* BEGIN Listing *

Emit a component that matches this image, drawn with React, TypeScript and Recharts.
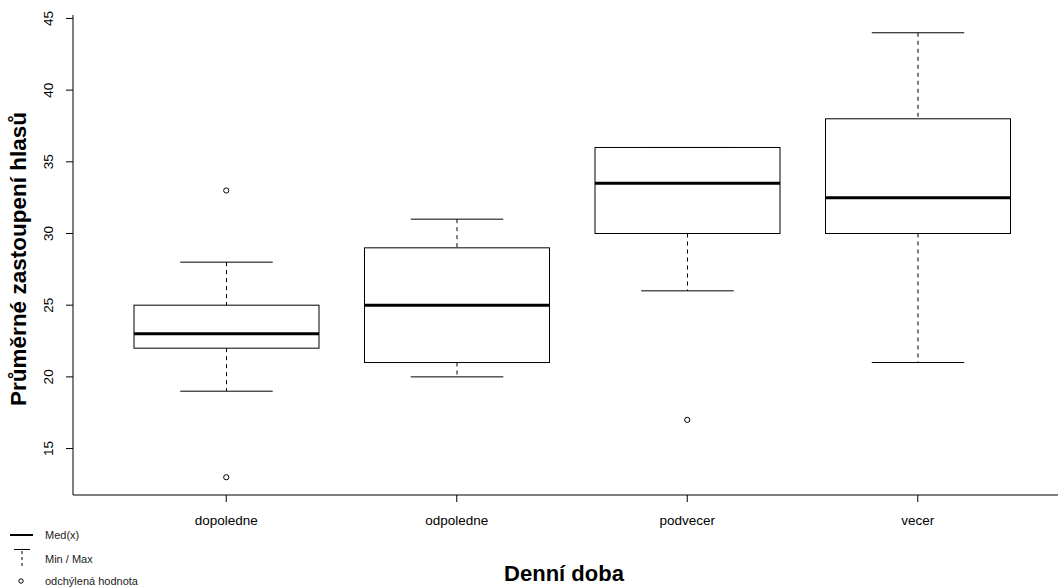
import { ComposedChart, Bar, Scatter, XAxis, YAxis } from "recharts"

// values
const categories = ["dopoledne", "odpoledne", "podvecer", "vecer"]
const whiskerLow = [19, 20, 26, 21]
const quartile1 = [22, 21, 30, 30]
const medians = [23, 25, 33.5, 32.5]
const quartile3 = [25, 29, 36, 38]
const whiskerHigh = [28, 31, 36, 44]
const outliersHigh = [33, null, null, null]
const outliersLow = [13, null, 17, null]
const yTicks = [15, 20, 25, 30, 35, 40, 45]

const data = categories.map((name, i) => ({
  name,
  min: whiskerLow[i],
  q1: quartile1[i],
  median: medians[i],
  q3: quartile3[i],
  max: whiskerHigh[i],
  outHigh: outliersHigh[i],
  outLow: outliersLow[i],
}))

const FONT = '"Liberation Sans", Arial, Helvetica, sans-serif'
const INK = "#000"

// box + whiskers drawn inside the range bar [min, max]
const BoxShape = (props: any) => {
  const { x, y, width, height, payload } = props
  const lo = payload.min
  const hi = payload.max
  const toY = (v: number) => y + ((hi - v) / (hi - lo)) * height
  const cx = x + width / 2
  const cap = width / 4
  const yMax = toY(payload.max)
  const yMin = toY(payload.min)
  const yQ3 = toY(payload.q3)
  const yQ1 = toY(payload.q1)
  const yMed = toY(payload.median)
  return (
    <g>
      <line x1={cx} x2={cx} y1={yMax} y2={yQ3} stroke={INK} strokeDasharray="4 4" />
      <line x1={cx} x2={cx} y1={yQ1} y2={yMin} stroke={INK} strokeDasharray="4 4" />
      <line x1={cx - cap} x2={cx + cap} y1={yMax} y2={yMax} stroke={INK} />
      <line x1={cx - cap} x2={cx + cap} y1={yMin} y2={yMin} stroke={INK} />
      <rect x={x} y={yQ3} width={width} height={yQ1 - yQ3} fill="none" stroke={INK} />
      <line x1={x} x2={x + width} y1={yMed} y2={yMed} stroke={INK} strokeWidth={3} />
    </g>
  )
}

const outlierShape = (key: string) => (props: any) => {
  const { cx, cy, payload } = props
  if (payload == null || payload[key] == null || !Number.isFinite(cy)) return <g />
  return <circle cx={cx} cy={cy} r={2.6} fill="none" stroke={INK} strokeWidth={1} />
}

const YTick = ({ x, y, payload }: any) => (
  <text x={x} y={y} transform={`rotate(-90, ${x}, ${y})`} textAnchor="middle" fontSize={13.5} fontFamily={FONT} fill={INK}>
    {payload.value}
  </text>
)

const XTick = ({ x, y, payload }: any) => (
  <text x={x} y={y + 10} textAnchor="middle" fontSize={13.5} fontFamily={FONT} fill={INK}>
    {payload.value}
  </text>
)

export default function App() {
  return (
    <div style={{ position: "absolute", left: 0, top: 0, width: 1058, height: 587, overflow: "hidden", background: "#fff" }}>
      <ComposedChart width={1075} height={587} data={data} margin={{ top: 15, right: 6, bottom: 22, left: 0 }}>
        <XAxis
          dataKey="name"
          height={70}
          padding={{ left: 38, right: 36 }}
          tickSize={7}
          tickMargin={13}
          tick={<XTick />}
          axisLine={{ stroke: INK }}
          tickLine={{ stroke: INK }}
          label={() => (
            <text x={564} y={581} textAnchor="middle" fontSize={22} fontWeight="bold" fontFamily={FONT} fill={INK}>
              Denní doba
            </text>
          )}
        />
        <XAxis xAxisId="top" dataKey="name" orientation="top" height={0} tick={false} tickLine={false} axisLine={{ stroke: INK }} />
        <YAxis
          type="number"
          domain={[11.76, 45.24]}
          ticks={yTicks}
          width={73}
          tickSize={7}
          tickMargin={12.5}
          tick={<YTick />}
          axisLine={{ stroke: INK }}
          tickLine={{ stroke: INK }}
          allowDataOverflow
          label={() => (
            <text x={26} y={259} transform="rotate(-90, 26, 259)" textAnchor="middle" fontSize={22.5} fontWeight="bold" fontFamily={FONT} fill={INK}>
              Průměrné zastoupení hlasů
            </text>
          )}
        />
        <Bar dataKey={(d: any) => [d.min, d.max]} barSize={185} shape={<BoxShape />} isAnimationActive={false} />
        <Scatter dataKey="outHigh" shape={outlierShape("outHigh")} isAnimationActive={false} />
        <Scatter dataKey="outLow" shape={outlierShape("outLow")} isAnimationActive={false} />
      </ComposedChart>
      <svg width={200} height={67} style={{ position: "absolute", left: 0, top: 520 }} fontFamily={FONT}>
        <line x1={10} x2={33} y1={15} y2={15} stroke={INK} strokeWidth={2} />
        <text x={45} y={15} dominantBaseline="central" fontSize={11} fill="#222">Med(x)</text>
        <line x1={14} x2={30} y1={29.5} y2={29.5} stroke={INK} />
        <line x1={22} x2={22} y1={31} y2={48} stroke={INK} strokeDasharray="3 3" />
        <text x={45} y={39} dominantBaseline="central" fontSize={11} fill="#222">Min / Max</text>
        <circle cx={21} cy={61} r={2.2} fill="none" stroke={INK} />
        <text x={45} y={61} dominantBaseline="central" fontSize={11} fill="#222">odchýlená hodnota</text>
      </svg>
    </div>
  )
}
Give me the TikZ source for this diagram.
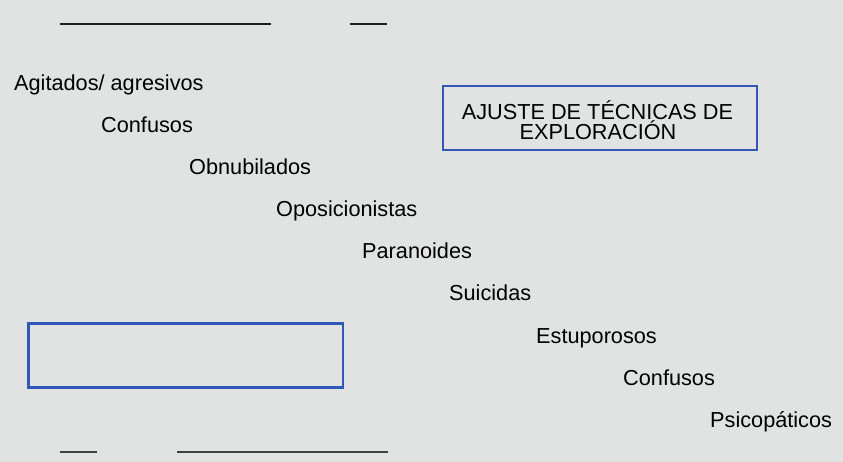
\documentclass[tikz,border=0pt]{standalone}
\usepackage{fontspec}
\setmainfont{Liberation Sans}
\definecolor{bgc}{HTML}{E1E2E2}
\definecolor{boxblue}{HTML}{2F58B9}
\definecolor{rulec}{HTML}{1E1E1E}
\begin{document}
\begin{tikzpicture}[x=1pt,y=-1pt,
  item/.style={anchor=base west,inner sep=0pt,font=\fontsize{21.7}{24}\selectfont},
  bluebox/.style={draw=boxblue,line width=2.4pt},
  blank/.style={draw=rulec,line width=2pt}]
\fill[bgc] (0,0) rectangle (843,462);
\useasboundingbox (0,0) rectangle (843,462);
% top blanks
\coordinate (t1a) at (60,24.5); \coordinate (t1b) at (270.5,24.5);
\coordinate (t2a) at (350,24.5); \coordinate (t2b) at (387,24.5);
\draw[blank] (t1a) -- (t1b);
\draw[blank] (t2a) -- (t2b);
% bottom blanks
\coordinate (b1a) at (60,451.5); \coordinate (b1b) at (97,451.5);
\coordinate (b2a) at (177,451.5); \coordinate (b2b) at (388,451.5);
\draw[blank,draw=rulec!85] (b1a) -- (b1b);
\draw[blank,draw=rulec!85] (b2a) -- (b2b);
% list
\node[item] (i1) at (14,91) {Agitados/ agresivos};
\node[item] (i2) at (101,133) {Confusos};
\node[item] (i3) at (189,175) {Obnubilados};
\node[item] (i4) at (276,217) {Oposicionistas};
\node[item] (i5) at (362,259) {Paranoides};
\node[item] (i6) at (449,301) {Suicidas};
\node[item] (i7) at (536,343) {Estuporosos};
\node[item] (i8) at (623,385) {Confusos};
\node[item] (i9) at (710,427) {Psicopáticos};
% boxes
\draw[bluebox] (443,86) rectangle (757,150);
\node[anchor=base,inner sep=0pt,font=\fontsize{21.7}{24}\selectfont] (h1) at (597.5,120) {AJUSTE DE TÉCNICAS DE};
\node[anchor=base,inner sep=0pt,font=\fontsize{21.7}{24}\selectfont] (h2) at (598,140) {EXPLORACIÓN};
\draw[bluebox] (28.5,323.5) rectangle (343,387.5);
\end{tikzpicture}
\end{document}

* END Listing *

» Short problem
Reproduce the listing exactly. Leave its pictures out.

» Task answer
Emit a component that matches this image, drawn with React, TypeScript and Recharts.
import { ComposedChart, Bar, Scatter, XAxis, YAxis } from "recharts"

// values
const categories = ["dopoledne", "odpoledne", "podvecer", "vecer"]
const whiskerLow = [19, 20, 26, 21]
const quartile1 = [22, 21, 30, 30]
const medians = [23, 25, 33.5, 32.5]
const quartile3 = [25, 29, 36, 38]
const whiskerHigh = [28, 31, 36, 44]
const outliersHigh = [33, null, null, null]
const outliersLow = [13, null, 17, null]
const yTicks = [15, 20, 25, 30, 35, 40, 45]

const data = categories.map((name, i) => ({
  name,
  min: whiskerLow[i],
  q1: quartile1[i],
  median: medians[i],
  q3: quartile3[i],
  max: whiskerHigh[i],
  outHigh: outliersHigh[i],
  outLow: outliersLow[i],
}))

const FONT = '"Liberation Sans", Arial, Helvetica, sans-serif'
const INK = "#000"

// box + whiskers drawn inside the range bar [min, max]
const BoxShape = (props: any) => {
  const { x, y, width, height, payload } = props
  const lo = payload.min
  const hi = payload.max
  const toY = (v: number) => y + ((hi - v) / (hi - lo)) * height
  const cx = x + width / 2
  const cap = width / 4
  const yMax = toY(payload.max)
  const yMin = toY(payload.min)
  const yQ3 = toY(payload.q3)
  const yQ1 = toY(payload.q1)
  const yMed = toY(payload.median)
  return (
    <g>
      <line x1={cx} x2={cx} y1={yMax} y2={yQ3} stroke={INK} strokeDasharray="4 4" />
      <line x1={cx} x2={cx} y1={yQ1} y2={yMin} stroke={INK} strokeDasharray="4 4" />
      <line x1={cx - cap} x2={cx + cap} y1={yMax} y2={yMax} stroke={INK} />
      <line x1={cx - cap} x2={cx + cap} y1={yMin} y2={yMin} stroke={INK} />
      <rect x={x} y={yQ3} width={width} height={yQ1 - yQ3} fill="none" stroke={INK} />
      <line x1={x} x2={x + width} y1={yMed} y2={yMed} stroke={INK} strokeWidth={3} />
    </g>
  )
}

const outlierShape = (key: string) => (props: any) => {
  const { cx, cy, payload } = props
  if (payload == null || payload[key] == null || !Number.isFinite(cy)) return <g />
  return <circle cx={cx} cy={cy} r={2.6} fill="none" stroke={INK} strokeWidth={1} />
}

const YTick = ({ x, y, payload }: any) => (
  <text x={x} y={y} transform={`rotate(-90, ${x}, ${y})`} textAnchor="middle" fontSize={13.5} fontFamily={FONT} fill={INK}>
    {payload.value}
  </text>
)

const XTick = ({ x, y, payload }: any) => (
  <text x={x} y={y + 10} textAnchor="middle" fontSize={13.5} fontFamily={FONT} fill={INK}>
    {payload.value}
  </text>
)

export default function App() {
  return (
    <div style={{ position: "absolute", left: 0, top: 0, width: 1058, height: 587, overflow: "hidden", background: "#fff" }}>
      <ComposedChart width={1075} height={587} data={data} margin={{ top: 15, right: 6, bottom: 22, left: 0 }}>
        <XAxis
          dataKey="name"
          height={70}
          padding={{ left: 38, right: 36 }}
          tickSize={7}
          tickMargin={13}
          tick={<XTick />}
          axisLine={{ stroke: INK }}
          tickLine={{ stroke: INK }}
          label={() => (
            <text x={564} y={581} textAnchor="middle" fontSize={22} fontWeight="bold" fontFamily={FONT} fill={INK}>
              Denní doba
            </text>
          )}
        />
        <XAxis xAxisId="top" dataKey="name" orientation="top" height={0} tick={false} tickLine={false} axisLine={{ stroke: INK }} />
        <YAxis
          type="number"
          domain={[11.76, 45.24]}
          ticks={yTicks}
          width={73}
          tickSize={7}
          tickMargin={12.5}
          tick={<YTick />}
          axisLine={{ stroke: INK }}
          tickLine={{ stroke: INK }}
          allowDataOverflow
          label={() => (
            <text x={26} y={259} transform="rotate(-90, 26, 259)" textAnchor="middle" fontSize={22.5} fontWeight="bold" fontFamily={FONT} fill={INK}>
              Průměrné zastoupení hlasů
            </text>
          )}
        />
        <Bar dataKey={(d: any) => [d.min, d.max]} barSize={185} shape={<BoxShape />} isAnimationActive={false} />
        <Scatter dataKey="outHigh" shape={outlierShape("outHigh")} isAnimationActive={false} />
        <Scatter dataKey="outLow" shape={outlierShape("outLow")} isAnimationActive={false} />
      </ComposedChart>
      <svg width={200} height={67} style={{ position: "absolute", left: 0, top: 520 }} fontFamily={FONT}>
        <line x1={10} x2={33} y1={15} y2={15} stroke={INK} strokeWidth={2} />
        <text x={45} y={15} dominantBaseline="central" fontSize={11} fill="#222">Med(x)</text>
        <line x1={14} x2={30} y1={29.5} y2={29.5} stroke={INK} />
        <line x1={22} x2={22} y1={31} y2={48} stroke={INK} strokeDasharray="3 3" />
        <text x={45} y={39} dominantBaseline="central" fontSize={11} fill="#222">Min / Max</text>
        <circle cx={21} cy={61} r={2.2} fill="none" stroke={INK} />
        <text x={45} y={61} dominantBaseline="central" fontSize={11} fill="#222">odchýlená hodnota</text>
      </svg>
    </div>
  )
}
Give me the TikZ source for this diagram.
\documentclass[tikz,border=0pt]{standalone}
\usepackage{fontspec}
\setmainfont{Liberation Sans}
\definecolor{bgc}{HTML}{E1E2E2}
\definecolor{boxblue}{HTML}{2F58B9}
\definecolor{rulec}{HTML}{1E1E1E}
\begin{document}
\begin{tikzpicture}[x=1pt,y=-1pt,
  item/.style={anchor=base west,inner sep=0pt,font=\fontsize{21.7}{24}\selectfont},
  bluebox/.style={draw=boxblue,line width=2.4pt},
  blank/.style={draw=rulec,line width=2pt}]
\fill[bgc] (0,0) rectangle (843,462);
\useasboundingbox (0,0) rectangle (843,462);
% top blanks
\coordinate (t1a) at (60,24.5); \coordinate (t1b) at (270.5,24.5);
\coordinate (t2a) at (350,24.5); \coordinate (t2b) at (387,24.5);
\draw[blank] (t1a) -- (t1b);
\draw[blank] (t2a) -- (t2b);
% bottom blanks
\coordinate (b1a) at (60,451.5); \coordinate (b1b) at (97,451.5);
\coordinate (b2a) at (177,451.5); \coordinate (b2b) at (388,451.5);
\draw[blank,draw=rulec!85] (b1a) -- (b1b);
\draw[blank,draw=rulec!85] (b2a) -- (b2b);
% list
\node[item] (i1) at (14,91) {Agitados/ agresivos};
\node[item] (i2) at (101,133) {Confusos};
\node[item] (i3) at (189,175) {Obnubilados};
\node[item] (i4) at (276,217) {Oposicionistas};
\node[item] (i5) at (362,259) {Paranoides};
\node[item] (i6) at (449,301) {Suicidas};
\node[item] (i7) at (536,343) {Estuporosos};
\node[item] (i8) at (623,385) {Confusos};
\node[item] (i9) at (710,427) {Psicopáticos};
% boxes
\draw[bluebox] (443,86) rectangle (757,150);
\node[anchor=base,inner sep=0pt,font=\fontsize{21.7}{24}\selectfont] (h1) at (597.5,120) {AJUSTE DE TÉCNICAS DE};
\node[anchor=base,inner sep=0pt,font=\fontsize{21.7}{24}\selectfont] (h2) at (598,140) {EXPLORACIÓN};
\draw[bluebox] (28.5,323.5) rectangle (343,387.5);
\end{tikzpicture}
\end{document}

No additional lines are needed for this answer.